The same transfer in relative pricing power is also showing up in the change in producers and wholesalers prices, in a way which demonstrates the potential relief to operating margins:
  • In Japan, the Domestic Corporate Goods Price Index showed raw materials down 3.7% mom, but intermediates by 0.8%, and final goods down only 0.5%.
  • In S Korea, the PPI fell 1.4% mom, led by agricultural products. Outside those, however, chemical, petroluem and petrochemicals and basic metals fell most steeply, whilst electronics rose 0.5% mom and vehicles 0.4%.
  • In Taiwan, the WPI fell 1.2% mom, but with raw materials down 6.2%, intermediates up 0.1% and finished goods up 0.6%.
  • In Germany, the WPI fell 1.1% mom in June, and although the full data-set is not available, it is clear from what data is available that the fall was led by fuel costs.
  • In France, May's PPI fell 1.1%, mainly because of a 5.3% fall in coke and refined products, but prices of manufacturing products fell only 0.7%.
  • Even in inflation-prone Turkey, the PPI fell 1.5% mom in June, as crude petroleum /gas fell 8.6% mom and agriculturals fell 6.1%, whilst manufacturing goods prices fell only 0.75%.
  • In the US, the story is slightly different, in that most unexpectedly, the PPI did not deflate in June, but rather rose 0.1% mom. But even here the margins story is the same: crude goods fell 3.6% mom, intermediates fell 0.5%, and finished goods rose 0.1%.

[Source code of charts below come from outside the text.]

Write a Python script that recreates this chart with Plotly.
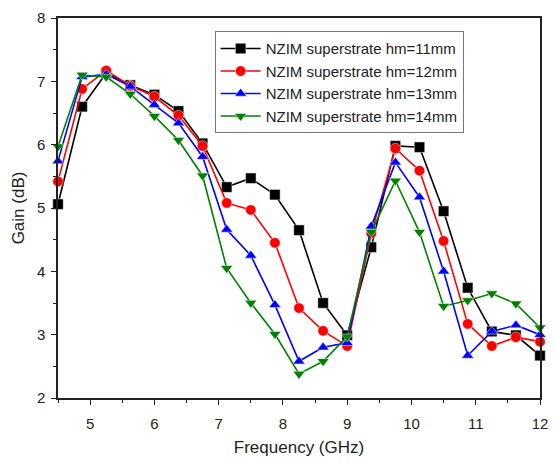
import plotly.graph_objects as go

freq = [4.5, 4.875, 5.25, 5.625, 6.0, 6.375, 6.75, 7.125, 7.5, 7.875, 8.25,
        8.625, 9.0, 9.375, 9.75, 10.125, 10.5, 10.875, 11.25, 11.625, 12.0]

gain_11 = [5.06, 6.60, 7.13, 6.94, 6.79, 6.53, 6.02, 5.33, 5.47, 5.21, 4.65,
           3.50, 2.99, 4.38, 5.98, 5.96, 4.95, 3.74, 3.05, 2.99, 2.67]
gain_12 = [5.42, 6.88, 7.17, 6.93, 6.76, 6.46, 5.98, 5.08, 4.97, 4.45, 3.42,
           3.06, 2.82, 4.60, 5.94, 5.59, 4.48, 3.17, 2.82, 2.96, 2.89]
gain_13 = [5.74, 7.07, 7.11, 6.92, 6.63, 6.34, 5.81, 4.66, 4.25, 3.47, 2.58,
           2.80, 2.87, 4.71, 5.72, 5.17, 4.00, 2.67, 3.05, 3.15, 3.00]
gain_14 = [5.97, 7.10, 7.07, 6.80, 6.45, 6.07, 5.51, 4.05, 3.50, 3.01, 2.38,
           2.58, 2.97, 4.62, 5.43, 4.62, 3.45, 3.54, 3.65, 3.49, 3.11]

names = ["NZIM superstrate hm=11mm", "NZIM superstrate hm=12mm",
         "NZIM superstrate hm=13mm", "NZIM superstrate hm=14mm"]
series = [gain_11, gain_12, gain_13, gain_14]
colors = ["#000000", "#ff0000", "#0000ff", "#008000"]
symbols = ["square", "circle", "triangle-up", "triangle-down"]

fig = go.Figure()
for n, s, c, m in zip(names, series, colors, symbols):
    fig.add_trace(go.Scatter(
        x=freq, y=s, name=n, mode="lines+markers",
        line=dict(color=c, width=1.6),
        marker=dict(symbol=m, size=10.5, color=c,
                    line=dict(color="rgba(255,255,255,0.6)", width=0.8)),
        cliponaxis=False,
    ))

axis_common = dict(
    showline=True, linecolor="#222", linewidth=1.5, mirror=True,
    ticks="outside", ticklen=5, tickwidth=1.2, tickcolor="#222",
    showgrid=False, zeroline=False,
    tickfont=dict(family="Liberation Sans, Arial", size=15, color="#222"),
)

fig.update_layout(
    width=557, height=464,
    margin=dict(l=58, r=9, t=14, b=66),
    paper_bgcolor="white", plot_bgcolor="white",
    font=dict(family="Liberation Sans, Arial", color="#222"),
    xaxis=dict(range=[4.5, 12], tick0=5, dtick=1, ticklabelstandoff=6,
               minor=dict(dtick=0.5, tick0=4.5, ticks="outside", ticklen=3,
                          tickwidth=1, tickcolor="#222"),
               title=dict(text="Frequency (GHz)", font=dict(size=17), standoff=10),
               **axis_common),
    yaxis=dict(range=[2, 8], tick0=2, dtick=1, ticklabelstandoff=3,
               minor=dict(dtick=0.5, ticks="outside", ticklen=3,
                          tickwidth=1, tickcolor="#222"),
               title=dict(text="Gain (dB)", font=dict(size=17), standoff=8),
               **axis_common),
    legend=dict(x=0.325, y=0.965, xanchor="left", yanchor="top",
                bgcolor="white", bordercolor="#777", borderwidth=1,
                font=dict(family="Liberation Sans, Arial", size=15, color="#222"),
                tracegroupgap=0, itemwidth=40),
    showlegend=True,
)

fig.write_html("out.html")
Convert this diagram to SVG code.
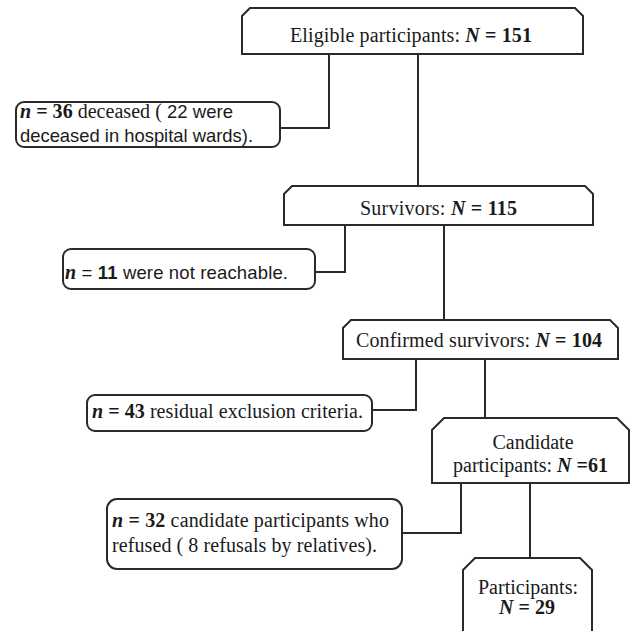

So margins, cashflows and financial systems are getting relief from the falling commodity prices which the Chinese slowdown is precipitating.

But will this boost to the corporate and financial sectors also, crucially, be passed on to the household sector? By the end of 2011, gasoline and energy spending accounted for 4% of US household consumption, and almost certainly more in a Europe where – inexplicably, irresponsibly and regressively - government policies assume and usually encourage ever-rising real fuel prices. Rather than worry about the slowdown in China, Western economists should worry about Western governments not allowing the pricing benefits of that slowdown to pass to their household sectors. 

On current showing, such stupidity must class as the default setting.